Since 2009, for example, scientists have become more certain that extreme weather events and their damaging effects on health, agriculture and ecosystems can be attributed to human-caused climate change. “More than 70 percent of recent record-setting hot, warm and wet events, and approximately half of record-setting dry spells, along with the recent California drought, the storm-surge flooding during Superstorm Sandy and Hurricane Katrina and heavy precipitation during Hurricane Harvey,” can be attributed to greenhouse gas-induced climate change, the authors say.

“For each of the areas addressed in the [endangerment finding], the amount, diversity and sophistication of the evidence has increased dramatically, clearly strengthening the case for endangerment,” according to the paper.

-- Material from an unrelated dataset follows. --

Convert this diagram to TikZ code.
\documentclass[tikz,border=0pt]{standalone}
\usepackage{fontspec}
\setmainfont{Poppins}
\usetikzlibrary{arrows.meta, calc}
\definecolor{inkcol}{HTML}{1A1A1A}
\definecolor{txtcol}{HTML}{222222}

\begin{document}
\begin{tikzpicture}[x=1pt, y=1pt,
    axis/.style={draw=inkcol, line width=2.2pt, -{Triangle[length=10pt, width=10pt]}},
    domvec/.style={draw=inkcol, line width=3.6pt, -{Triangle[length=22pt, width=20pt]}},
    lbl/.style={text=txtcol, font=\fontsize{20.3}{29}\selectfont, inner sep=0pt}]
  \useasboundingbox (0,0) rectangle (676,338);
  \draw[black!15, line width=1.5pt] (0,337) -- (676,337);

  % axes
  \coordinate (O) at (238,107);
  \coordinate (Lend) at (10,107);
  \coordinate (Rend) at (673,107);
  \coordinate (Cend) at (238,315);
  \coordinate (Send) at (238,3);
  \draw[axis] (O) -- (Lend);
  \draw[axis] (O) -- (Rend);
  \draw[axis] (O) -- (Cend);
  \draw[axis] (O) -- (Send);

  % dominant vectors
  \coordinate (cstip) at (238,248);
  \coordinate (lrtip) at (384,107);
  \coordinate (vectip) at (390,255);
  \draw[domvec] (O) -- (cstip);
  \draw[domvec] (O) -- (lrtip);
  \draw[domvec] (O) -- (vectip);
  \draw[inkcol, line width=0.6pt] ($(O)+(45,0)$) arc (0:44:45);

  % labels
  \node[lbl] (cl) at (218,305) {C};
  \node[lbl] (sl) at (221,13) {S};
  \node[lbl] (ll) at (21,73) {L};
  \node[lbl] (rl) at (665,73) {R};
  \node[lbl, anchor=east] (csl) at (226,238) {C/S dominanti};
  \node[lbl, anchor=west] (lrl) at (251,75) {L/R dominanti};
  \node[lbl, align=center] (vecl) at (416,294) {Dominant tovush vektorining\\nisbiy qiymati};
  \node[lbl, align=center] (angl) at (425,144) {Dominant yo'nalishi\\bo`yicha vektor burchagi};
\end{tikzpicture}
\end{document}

In a 2017 video, Solomon Hsiang explains why climate change will have differing economic impacts in different regions of the U.S. (UC Berkeley video by Roxanne Makasdjian and Stephen McNally)

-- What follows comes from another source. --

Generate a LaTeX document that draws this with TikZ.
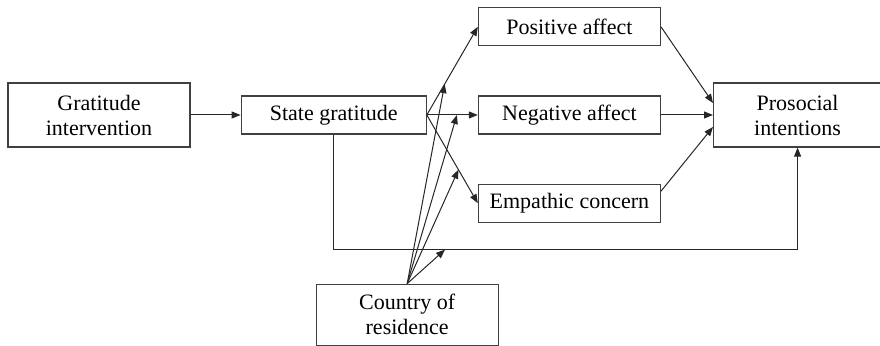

The paper also expands the range of negative impacts from climate change beyond those listed in 2009, including, for example, threats from ocean acidification. Hsiang contributed an analysis that included newly realized threats to national security, economic well-being and violence. Research, including his own, has shown that warming temperatures are associated with higher rates of domestic violence, rape, assault and murder, as well as more aggressive behavior in public, while emerging evidence also indicates that hot periods elevate the risk of self-harm and suicide.

Increased violence has the potential to generate political upheaval and out-migration, which in turn creates political crises like the reaction today in the U.S. to migration from Central America and in Europe to migration from the Middle East and Africa. The nation’s security is impacted by such global movements of people, not to mention natural weather extremes that endanger personnel and U.S. bases in America and abroad.

“Since the original Supreme Court decision, we have learned a huge amount about the potential human and economic costs of climate change, both in the U.S. and around the globe,” said Hsiang. “A revolution in interdisciplinary research linking climate science, economics and data science is opening our eyes to what may lie ahead.”

Research at UC Berkeley and the Climate Impact Lab, where Hsiang is a principle investigator, has played a central role in this revolution.

The authors concluded, “New evidence about the extent, severity and interconnectedness of impacts detected to date and projected for the future reinforces the case that climate change may reasonably be anticipated to endanger the health and welfare of current and future generations. … the EF, fully justified in 2009, is much more strongly justified in 2018.”